Colyton News & Views

Cattle Egret, Colyton,08/01/17 (Copyright T D Wright)
Cattle Egret, Colyton, 08/01/17 (Copyright T D Wright)
video
video
I have to say that I'm revisiting the Cattle Egret at Colcombe Farm at least twice a week (still present on Sunday 8th) partly because I'm expecting it to be joined by one or two more at some point. Four together at Exminster today and recently the record count for Guernsey was broken 3 times in as many days - the last estimate I heard was an incredible 15 there! What with 18 on the Gannel in Cornwall too 2017 will surely be the year that Cattle Egret breeds in the South West of England. (I've probably just jinxed it!). Otherwise the main point of interest on the Coly is the continued presence of Dippers near the White Hart pub one of which I saw on Sunday from the gate over the road from the pub. (I don't use the pub as I'm virtually Teetotal Tim these days. My total number of alcohol units for 2016 was less than 10. Not even one a month! But I did enjoy a single pint of celebratory ale with KH after the Dusky Thrush. It was Xmas and one unit of alcohol for the whole of December is not much compared to most people!). Anyway, here's a few seconds of phonescoped video I took about 200m upstream from there. Plus some Egret footage. You'll notice that Cattles have yellow bills and black feet whereas the reverse is true of Littles. At long range and in bad light the shortness of a Cattle bill has also been helpful when the colour is not apparent. Its overall compactness too especially its shorter and thicker neck have been helpful at long range. I got closer to take these pictures by cycling and walking along the farmer's track but please don't take cars along there. It's possible to view the bird from Rosemary Lane with a scope at times or from the bench along the Shute/Honiton road.

Wednesday, 4 January 2017

Dippering

Dipper, Colyton, December 2016 (Copyright T D Wright)
At last! And well done to Steve Waite for being the first among us to find Dippers back on the Coly again. Over the last 2 years I've walked this stretch of the Coly a number of times, especially in the Spring, and they were worringly absent. It's great to have a full complement of riverine birds plus adjacent owls and passerines to enjoy. Up the Coly!
Redwing, Colyton, December 2016 (Copyright T D Wright )
Dipper, Colyton, December 2016 (Copyright T D Wright )
Dipper, Colyton, December 2016 (Copyright T D Wright )

Blue Rock Thrush

Blue Rock Thrush, Stow-on-the-Wold, 29/12/16 (Copyright T D Wright)
Blue Rock Thrush, Stow-on-the-Wold, 29/12/16 (Copyright T D Wright)
As I think I already mentioned I rented a car for the Xmas/New Year period. Partly because the bus service at that time of year is often non-existent. The other reason of course was to enjoy some days out and a change-of-scene break from my local area. News of a BR Thrush got KH texting me again and as it was only in Gloucestershire I agreed to a day out up there. The bird showed well enough for photographs and we wondered why the bird looked like it might be an immature as the Birdguides website seems to be calling it an adult male. The ones I've seen in Spain and Greece were certainly brighter blue and not obviously barred on the breast like this one. However, they were Spring birds so maybe this one's just in winter plumage. Looks like a 1st Winter male though...
Blue Rock Thrush,Stow-on-the-Wold,29/12/16(Copyright T D Wright)
Blue Rock Thrush, Stow-on-the-Wold, 29/12/16 (Copyright T D Wright)

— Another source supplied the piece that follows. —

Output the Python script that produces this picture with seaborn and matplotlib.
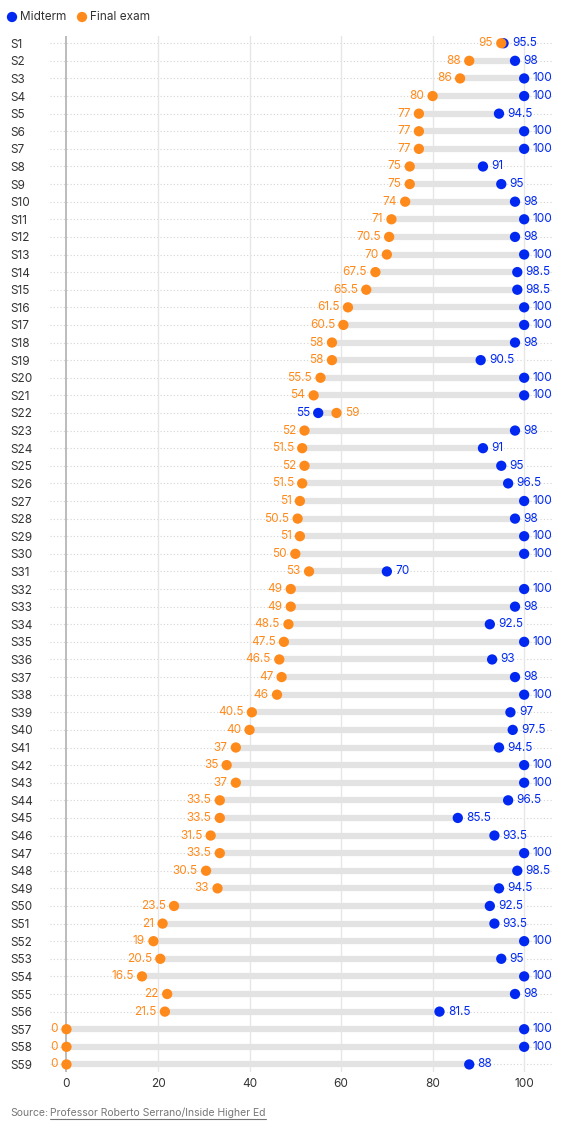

Deja Vu Birding Part the Third

Least Sandpiper & Wood Sandpiper, Black Hole Marsh, 03/08/16 (Copyright T D Wright)
Least Sandpiper, Black Hole Marsh, 03/08/16 (Copyright T D Wright)
Least Sandpiper, Black Hole Marsh, 03/08/16 (Copyright T D Wright)
Bird of the year has to be my Least Sandpiper on BHM. Having predicted a rarity on Patch it's always very satisfying to be proven correct one day. When a few 'know-it-alls' told you "No, that's a freshwater species we won't get that here" it's especially pleasing to see it spending lots of time on your local very salty 'brackish' lagoon as well! The feelings of Deja Vu I get whenever one of these 'experts' pours scorn on what I'm saying merely motivates me to keep birding; so "it's all good" as the young folks say. Our next American 'peep'? I suppose that could be Western Sandpiper - but when?